Gated Integrator Switch 1

[keystoneclimber]

Hello all,

I designed a gated integrator circuit. The first version worked well. I used an analog MUX for the gate (reset) switch. I figured the same thing could be done for less cost and using less board real estate by replacing the MUX with a MOSFET. When using the MOSFET, the integrator output no longer ramps smoothly from zero, but shows an initial "jump" in voltage before ramping smoothly.

The two circuits schematics are here:

http://users.adelphia.net/~keystoneclimber/imagehost/integrator_comparison.pdf

The scope screen captures are here:

http://users.adelphia.net/~keystoneclimber/imagehost/scope_capture.pdf

Any thoughts? Thanks in advance!

Brandon

 

[Comcokid]

Appears you may have some "charge injection". This is a classic issue in design of analog mux and switches. IC multiplexers and switches are designed to minimize charge injection issues. Basically, the gate of the MOSFET is a capacitor, and your quick digital edge couples into your integrator capacitor via the gate. Your use of a power MOSFET makes this worse as power MOSFETS while designed for low Rds ON, are not designed for low gate capacitance.

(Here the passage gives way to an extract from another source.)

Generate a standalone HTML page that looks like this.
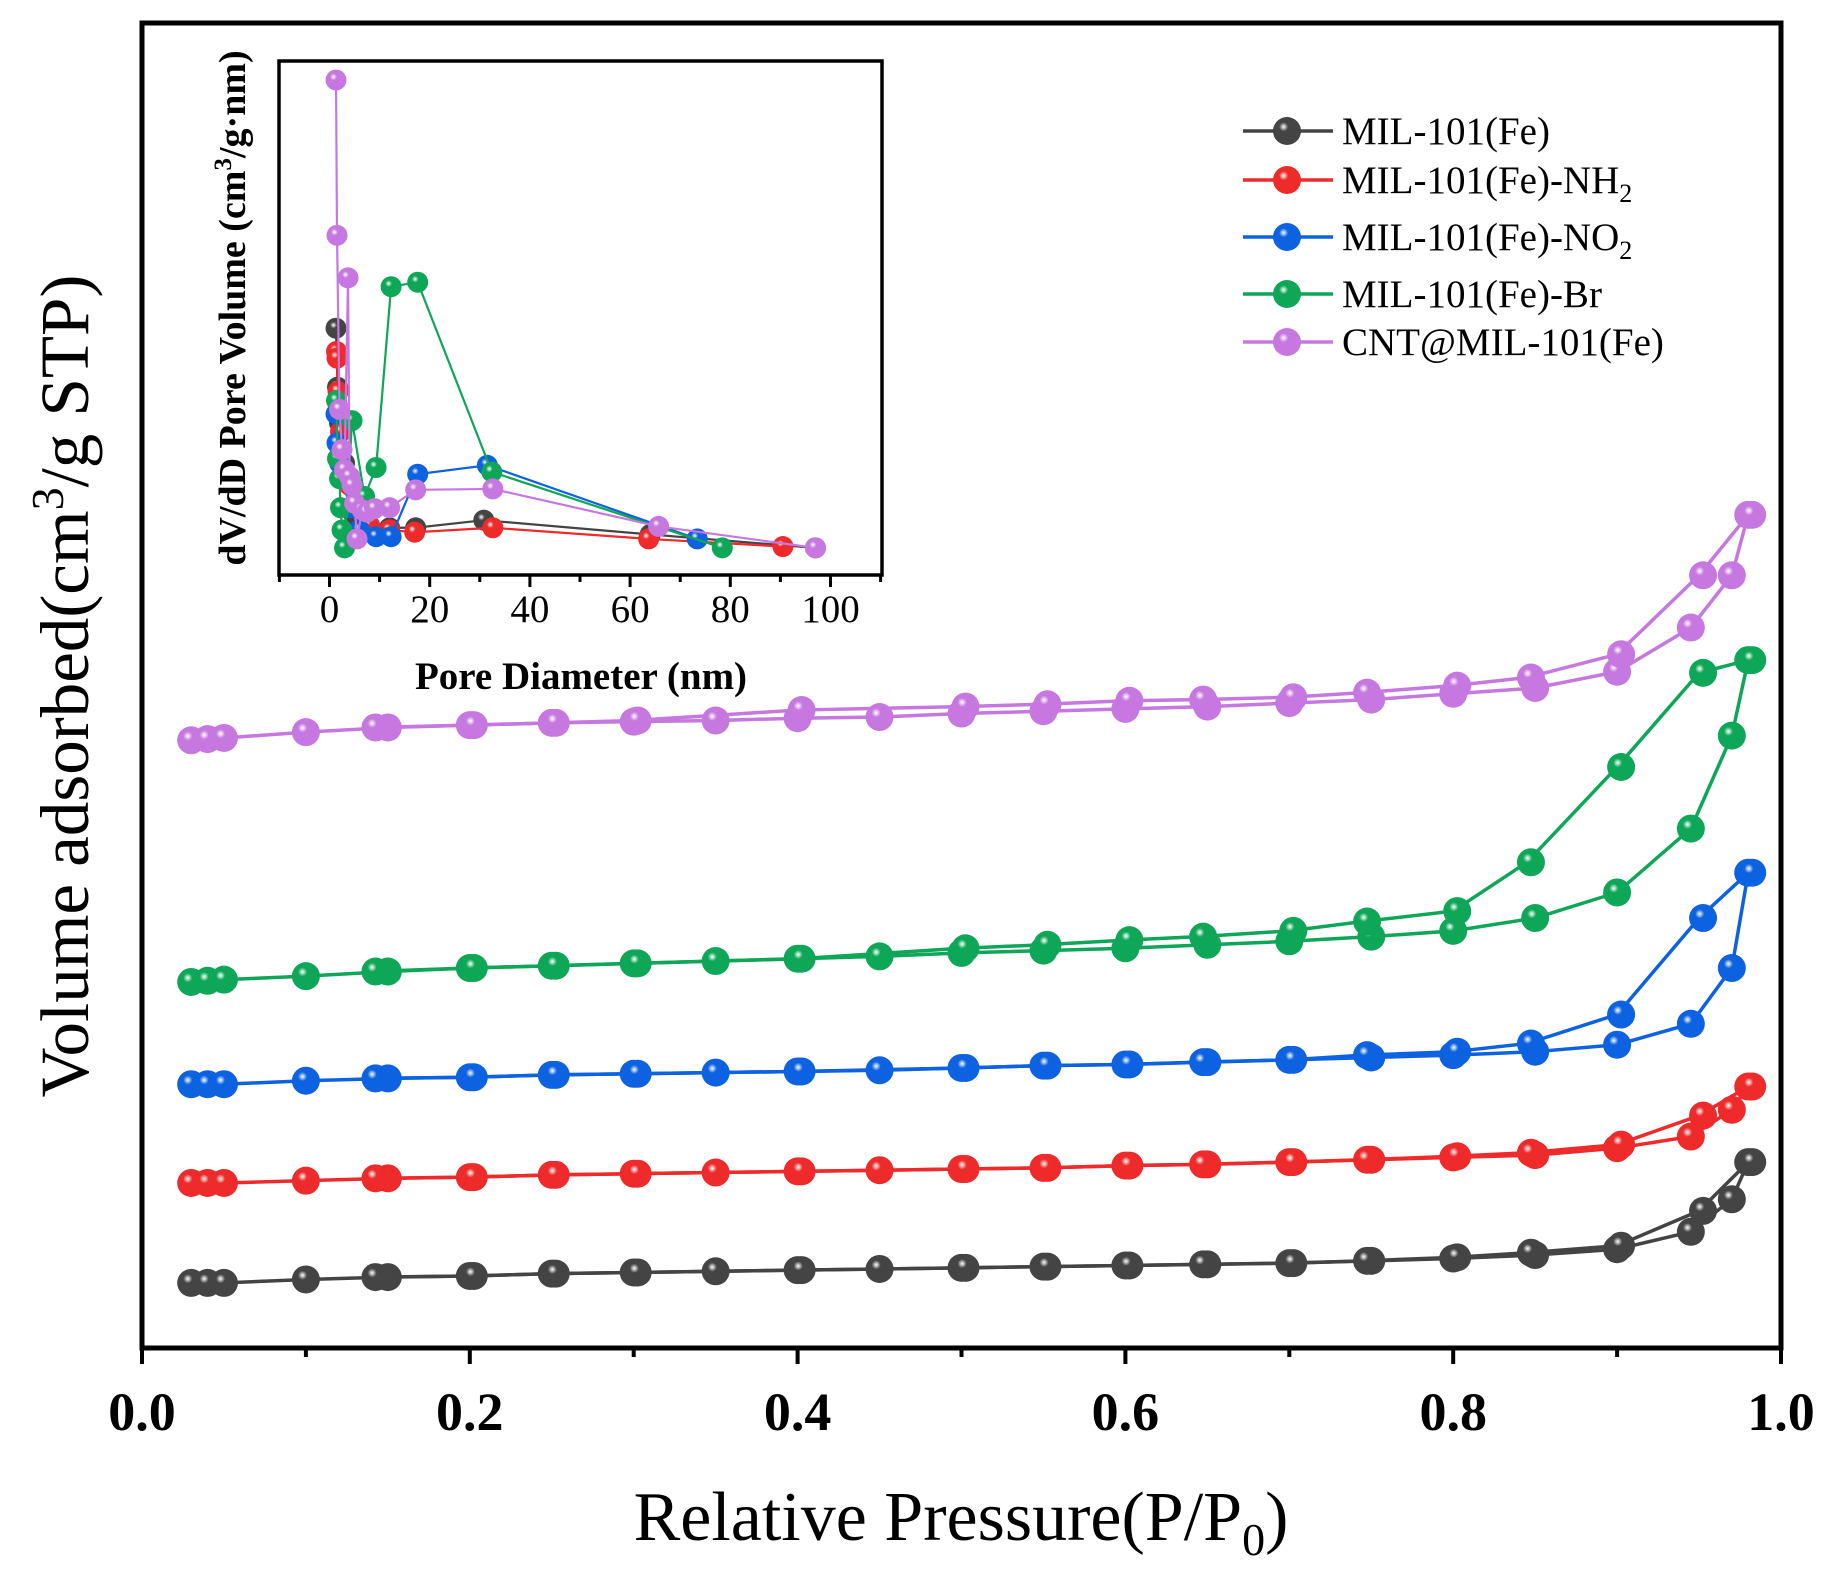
<!DOCTYPE html>
<html><head><meta charset="utf-8"><style>
html,body{margin:0;padding:0;background:#fff;}
svg{display:block;font-family:"Liberation Serif",serif;}
</style></head><body>
<svg id="chart" width="1822" height="1575" viewBox="0 0 1822 1575" xmlns="http://www.w3.org/2000/svg">
<defs id="defs"></defs>
<g id="main-series"></g>
<rect x="142" y="23" width="1639" height="1325" fill="none" stroke="#000" stroke-width="5"/>
<g id="main-ticks"></g>
<text x="961" y="1540" font-size="70" text-anchor="middle">Relative Pressure(P/P<tspan font-size="46" dy="15">0</tspan><tspan dy="-15">)</tspan></text>
<text transform="translate(88,686) rotate(-90)" font-size="69" text-anchor="middle">Volume adsorbed(cm<tspan font-size="46" dy="-25">3</tspan><tspan dy="25">/g STP)</tspan></text>
<g id="inset">
<rect x="279" y="61" width="603" height="514" fill="#fff" stroke="none"/>
<g id="inset-series"></g>
<rect x="279" y="61" width="603" height="514" fill="none" stroke="#000" stroke-width="3.5"/>
<g id="inset-ticks"></g>
<text x="581" y="689" font-size="39" font-weight="bold" text-anchor="middle">Pore Diameter (nm)</text>
<text transform="translate(245,308) rotate(-90)" font-size="38" font-weight="bold" text-anchor="middle">dV/dD Pore Volume (cm<tspan font-size="25" dy="-14">3</tspan><tspan dy="14">/g·nm)</tspan></text>
</g>
<g id="legend"></g>
</svg>
<script>
// ---- main chart data (P/P0, volume in arbitrary units) ----
const names = ["MIL-101(Fe)","MIL-101(Fe)-NH2","MIL-101(Fe)-NO2","MIL-101(Fe)-Br","CNT@MIL-101(Fe)"];
const colors = ["#444444","#ee2a2a","#0c62e0","#0ea657","#c678e0"];
const adsP = [0.03,0.04,0.05,0.1,0.15,0.2,0.25,0.3,0.35,0.4,0.45,0.5,0.55,0.6,0.65,0.7,0.75,0.8,0.85,0.9,0.945,0.97,0.98];
const adsBlack  = [56,56,56,59,61,62,64,65,66,67,68,69,70,71,72,73,75,77,80,85,100,128,160];
const adsRed    = [142,142,142,144,146,147,149,150,151,152,153,154,155,157,158,160,162,164,166,172,182,205,225];
const adsBlue   = [227,227,227,230,232,233,235,236,237,238,239,241,243,244,246,248,250,252,255,261,279,327,409];
const adsGreen  = [315,316,317,320,324,327,329,331,333,335,337,340,342,344,347,350,354,359,370,392,447,527,592];
const adsPurple = [523,524,525,530,534,536,538,539,540,542,543,546,548,550,552,555,558,563,568,582,620,665,717];
const desP = [0.98,0.95,0.9,0.845,0.8,0.745,0.7,0.645,0.6,0.55,0.5,0.4,0.3,0.25,0.2,0.14];
const desBlack  = [160,118,88,82,78,75,73,72,71,70,69,67,65,64,62,61];
const desRed    = [225,200,175,168,165,162,160,158,157,155,154,152,150,149,147,146];
const desBlue   = [409,370,287,262,255,252,248,246,244,243,241,238,236,235,233,232];
const desGreen  = [592,581,500,418,376,367,359,354,351,347,344,335,331,329,327,324];
const desPurple = [717,665,597,577,570,564,560,558,557,554,552,549,540,538,536,534];
const adsAll = [adsBlack,adsRed,adsBlue,adsGreen,adsPurple];
const desAll = [desBlack,desRed,desBlue,desGreen,desPurple];
const xTickLabels = ["0.0","0.2","0.4","0.6","0.8","1.0"];

// ---- inset data (pore diameter nm, dV/dD arbitrary) ----
const inBlackX = [1.3,1.6,2,3,5,8,12,17.2,30.8,64,97];
const inBlackY = [552,420,340,250,130,110,105,105,122,90,60];
const inRedX = [1.4,1.5,1.7,2.2,4,8,12,17,32.6,63.7,90.5];
const inRedY = [500,485,410,320,200,110,100,95,105,80,63];
const inBlueX = [1.3,1.5,2,4,6,9.3,12.3,17.6,31.5,73.4];
const inBlueY = [360,295,250,150,100,85,85,225,245,80];
const inGreenX = [1.4,1.6,2,2.2,2.5,3,4.5,7,9.3,12.3,17.6,32.4,78.4];
const inGreenY = [390,260,215,150,100,60,345,175,240,645,655,230,60];
const inPurpleX = [1.3,1.5,2,2.5,3,3.7,4,4.5,5,5.5,6.5,7.5,9,12,17.2,32.6,65.7,97];
const inPurpleY = [1108,760,370,280,235,665,220,200,160,80,145,140,148,150,190,192,108,60];
const inXs = [inBlackX,inRedX,inBlueX,inGreenX,inPurpleX];
const inYs = [inBlackY,inRedY,inBlueY,inGreenY,inPurpleY];
const inTickLabels = ["0","20","40","60","80","100"];

const NS = "http://www.w3.org/2000/svg";
function mk(tag, attrs, parent){const e=document.createElementNS(NS,tag);for(const k in attrs)e.setAttribute(k,attrs[k]);parent.appendChild(e);return e;}
const px = p => 142 + p*1639;
const py = v => 1348 - v*1.162;
const ix = d => 329.5 + d*5.01;
const iy = v => 30 + (1220 - v)/2.24;

const defs = document.getElementById("defs");
colors.forEach((c,i)=>{
  const g = mk("radialGradient",{id:"g"+i,cx:"0.38",cy:"0.35",r:"0.65"},defs);
  mk("stop",{offset:"0","stop-color":"#ffffff"},g);
  mk("stop",{offset:"0.25","stop-color":c},g);
  mk("stop",{offset:"1","stop-color":c},g);
});

const mg = document.getElementById("main-series");
for(let s=0;s<5;s++){
  const grp = mk("g",{},mg);
  
  
  const a = adsAll[s], d = desAll[s];
  const pa = mk("polyline",{points:adsP.map((p,i)=>px(p)+","+py(a[i])).join(" "),fill:"none",stroke:colors[s],"stroke-width":3.5},grp);
  
  
  const pd = mk("polyline",{points:desP.map((p,i)=>px(p)+","+py(d[i])).join(" "),fill:"none",stroke:colors[s],"stroke-width":3.5},grp);
  
  
  adsP.forEach((p,i)=>{const m=mk("circle",{cx:px(p),cy:py(a[i]),r:14,fill:"url(#g"+s+")"},grp);
    
    });
  desP.forEach((p,i)=>{const m=mk("circle",{cx:px(p)+4,cy:py(d[i]),r:14,fill:"url(#g"+s+")"},grp);
    
    });
}
const mt = document.getElementById("main-ticks");
for(let i=0;i<=10;i++){
  const x = px(i/10);
  mk("line",{x1:x,y1:1348,x2:x,y2:i%2===0?1364:1357,stroke:"#000","stroke-width":4},mt);
}
xTickLabels.forEach((t,i)=>{
  const el = mk("text",{x:px(i*0.2),y:1430,"font-size":54,"font-weight":"bold","text-anchor":"middle"},mt);
  el.textContent = t;
  
  
});

const ig = document.getElementById("inset-series");
for(let s=0;s<5;s++){
  const grp = mk("g",{},ig);
  
  
  const xs = inXs[s], ys = inYs[s];
  const l = mk("polyline",{points:xs.map((x,i)=>ix(x)+","+iy(ys[i])).join(" "),fill:"none",stroke:colors[s],"stroke-width":2.2},grp);
  
  
  xs.forEach((x,i)=>{const m=mk("circle",{cx:ix(x),cy:iy(ys[i]),r:10.5,fill:"url(#g"+s+")"},grp);
    
    });
}
const it = document.getElementById("inset-ticks");
for(let i=-1;i<=11;i++){
  const x = ix(i*10);
  if(x<278||x>883) continue;
  mk("line",{x1:x,y1:575,x2:x,y2:i%2===0?587:582,stroke:"#000","stroke-width":3},it);
}
inTickLabels.forEach((t,i)=>{
  const el = mk("text",{x:ix(i*20),y:622,"font-size":39,"text-anchor":"middle"},it);
  el.textContent = t;
  
  
});

const lg = document.getElementById("legend");
const legY = [131,180,237,294,342];
const legLabels = [["MIL-101(Fe)",""],["MIL-101(Fe)-NH","2"],["MIL-101(Fe)-NO","2"],["MIL-101(Fe)-Br",""],["CNT@MIL-101(Fe)",""]];
for(let s=0;s<5;s++){
  const grp = mk("g",{},lg);
  
  
  mk("line",{x1:1243,y1:legY[s],x2:1333,y2:legY[s],stroke:colors[s],"stroke-width":3.5},grp);
  mk("circle",{cx:1287,cy:legY[s],r:14,fill:"url(#g"+s+")"},grp);
  const t = mk("text",{x:1342,y:legY[s]+13,"font-size":39},grp);
  t.textContent = legLabels[s][0];
  if(legLabels[s][1]){const sp=mk("tspan",{"font-size":26,dy:9},t);sp.textContent=legLabels[s][1];}
}
</script>
</body></html>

Try a analog SPST/SPDT switch instead. There are lots of them available - in SOT 23-5 packages and smaller. Google "charge injection" - I know analog devices has some information on this in some of their design guides or application notes.

 

[Skogsgurra]

Your gate/drain capacitance draws a charge packet from the opamp input and that charge is seen as a step in the output.

Use a transistor (or switch) with minimum G-D capacitance, reduce gate control voltage, ramp (smooth) gate control voltage, change topology. Lots of things to do. But main thing is not to inject or subtract charge from opamp input.

Gunnar Englund

http://www.gke.org

--------------------------------------
100 % recycled posting: Electrons, ideas, finger-tips have been used over and over again...

 

[logbook]

Brandon,
Well done on the quality of data presented in your question. It would be great if other users could be so thorough.

Hopefully you are satisfied with the answers from Comcokid and Skogs, both of whom are spot on in their answers.

 

[logbook]

Q= C*V

dQ= C*dV

You have a 200mV spike on a 10nF capacitor which equates to a charge injection of 2nC. A Maxim Max4902 gives 125pC which is better, but you can get smaller FETs (higher on resistance) which are even better. The MAX4749 quotes 7pC!

 

[keystoneclimber]

I never really payed much attention to the Qgd value and now it's come back to bite me! It turns out that Vishay has some parts with a low Qgd with slight Rds(on) and Id trade offs. Neither should matter in this application. I may also try one of the small package analog switches just for reference. Thanks to everyone for their insights.

Brandon

 

[jimkirk]

What the others said...

The 4052 has an N channel MOSFET in parallel with a P channel device. They are small geometry, so all the capacitances are small, and since one is turned on with a high going signal and the other is turned on with a low going signal, the charges injected tend to cancel.

You can get single switch devices, though the cost might not be any lower than a quad switch due to quantities. Check NXP (Philips) 74HC1G66, or a quad like 74HC4016. They'll probably be easier to interface to than a single MOSFET.

 

[dskurnik]

All the above comments are correct - your problem is caused by charge injection because you used a power FET with a huge gate capacitance. This is a tough problem to solve well with a pcb design because very few manufacturers of analog switches focus on gate charge - what sells today is low Rds On. You can try some of the low Qinj parts suggested above. There is also a class of LDMOS Fets with very low gate charge - the old SST211 series that I think is now sold by Calmos. You can also look at using a high voltage JFET (the higher the breakdown voltage, the lower the Qinj), although it is harder to use because it is a depletion device.

In the end, once you find the best part that works for you, consider changing to a fully differential integrator design so the charge injection is balanced and rejected. Since the input signal is single ended, just tie off the unused input through a resistor to GND. The charge will still be rejected.

It looks like you used Orcad to draw your schematic. PSPICE should be able to give you a pretty good estimate of how well the new design will work.

 

[itsmoked]

Don't know what your application is but you could try a few other things.

Change R22 or something "just" small enough to turn on the FET. Perhaps even 100k depending on your gate voltage and what's driving the gate.

Alternatively you could raise R22 a little ~10k and put a cap shunted across R23. This would knock hell out of the dvdt reducing the injection.

BTW: I agree with logbook's assessment of your original question. Well done!

Keith Cress
Flamin Systems, Inc.-

http://www.flaminsystems.com